- Created by: Peter Wildeblood
- Starring: Gordon Pinsent
- Country of origin: Canada
- No. of seasons: 3
- No. of episodes: 23 (including Christmas special)

Production
- Running time: 60 minutes

Original release
- Network: CBC
- Release: December 19, 1976 – December 16, 1979

= A Gift to Last =

A Gift to Last is a CBC Television Christmas special broadcast in 1976, a subsequent family drama series that ran from 1978 to 1979, and a stage play based on the pilot episode.

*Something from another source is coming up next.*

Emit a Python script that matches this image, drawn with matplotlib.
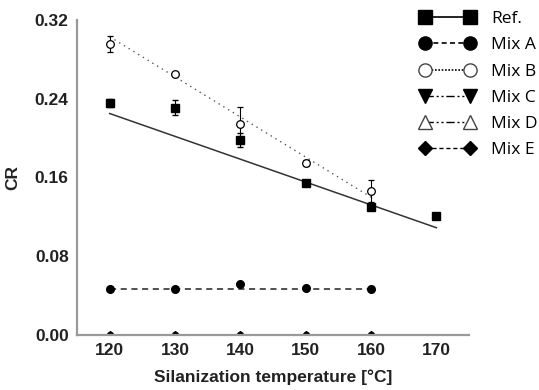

In both the special and series, Gordon Pinsent portrayed Sgt Edgar Sturgess. The series, A Gift To Last, originated in a special of the same name, produced for Christmas 1976. In the special, written by Gordon Pinsent, Melvyn Douglas played Clement Sturgess, an elderly man who looked back on his childhood Christmases at the turn of the century, and especially to his family hero, his uncle, the colourful and irresponsible Sergeant Edgar Sturgess of the Royal Canadian Regiment, played by Pinsent himself.

==Christmas special==
Melvyn Douglas was cast as the senior Clement Sturgess, a nephew of Sgt Edgar Sturgess. The special dramatises Clement's Christmas memories of his life around the year 1900. Mark Polley, the brother of Sarah Polley, was cast in the role of the young Clement.

==Series==
The series was set during 1899–1905, around the time of the Second Boer War.

==Stage play==
The pilot Christmas episode of A Gift to Last was adapted for the stage by Walter Learning and Alden Nowlan in 1978. The play has since become a perennial Canadian Christmas favourite and is regularly presented at regional theatres across the country. In 2012, Theatre Orangeville presented A Gift to Last with playwright Walter Learning in the role of the older Clement.